Each row of X corresponds to one observation, and each column corresponds to one variable.

  • For a numeric matrix:

    • The variables making up the columns of X must have the same order as the predictor variables that trained Mdl.

    • If you trained Mdl using a table (for example, Tbl), then X can be a numeric matrix if Tbl contains all numeric predictor variables. To treat numeric predictors in Tbl as categorical during training, identify categorical predictors using the CategoricalPredictors name-value pair argument of fitrtree. If Tbl contains heterogeneous predictor variables (for example, numeric and categorical data types) and X is a numeric matrix, then predict throws an error.

  • For a table:

    • predict does not support multicolumn variables or cell arrays other than cell arrays of character vectors.

    • If you trained Mdl using a table (for example, Tbl), then all predictor variables in X must have the same variable names and data types as those that trained Mdl (stored in Mdl.PredictorNames). However, the column order of X does not need to correspond to the column order of Tbl. Tbl and X can contain additional variables (response variables, observation weights, etc.), but predict ignores them.

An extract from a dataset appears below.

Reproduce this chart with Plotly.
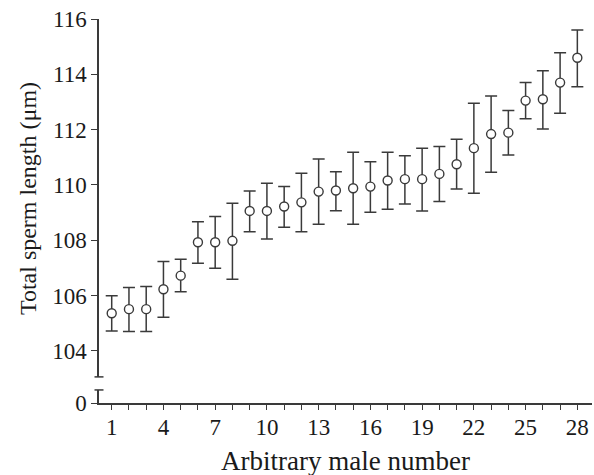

    • If you trained Mdl using a numeric matrix, then the predictor names in Mdl.PredictorNames and corresponding predictor variable names in X must be the same. To specify predictor names during training, see the PredictorNames name-value pair argument of fitrtree. All predictor variables in X must be numeric vectors. X can contain additional variables (response variables, observation weights, etc.), but predict ignores them.

Data Types: table | double | single

Pruning level, specified as a vector of nonnegative integers in ascending order or "all".

If you specify a vector, then all elements must be at least 0 and at most max(Mdl.PruneList). 0 indicates the full, unpruned tree and max(Mdl.PruneList) indicates the completely pruned tree (in other words, just the root node).

If you specify "all", then predict operates on all subtrees (in other words, the entire pruning sequence). This specification is equivalent to using 0:max(Mdl.PruneList).

predict prunes Mdl to each level indicated in Subtrees, and then estimates the corresponding output arguments. The size of Subtrees determines the size of some output arguments.

To invoke Subtrees, the properties PruneList and PruneAlpha of Mdl must be nonempty. In other words, grow Mdl by setting Prune="on", or by pruning Mdl using prune.

Data Types: single | double | char | string

Output Arguments

collapse all

Predicted response values, returned as a numeric column vector with the same number of rows as X. Each row of Yfit gives the predicted response to the corresponding row of X, based on the Mdl.

Node numbers for the predictions, specified as a numeric vector. Each entry corresponds to the predicted leaf node in Mdl for the corresponding row of X.

Alternative Functionality

Simulink Block

To integrate the prediction of a regression tree model into Simulink®, you can use the RegressionTree Predict block in the Statistics and Machine Learning Toolbox™ library or a MATLAB® Function block with the predict function. For examples, see Predict Responses Using RegressionTree Predict Block and Predict Class Labels Using MATLAB Function Block.

When deciding which approach to use, consider the following:

  • If you use the Statistics and Machine Learning Toolbox library block, you can use the Fixed-Point Tool (Fixed-Point Designer) to convert a floating-point model to fixed point.

  • Support for variable-size arrays must be enabled for a MATLAB Function block with the predict function.

  • If you use a MATLAB Function block, you can use MATLAB functions for preprocessing or post-processing before or after predictions in the same MATLAB Function block.

Extended Capabilities

Version History

Introduced in R2011a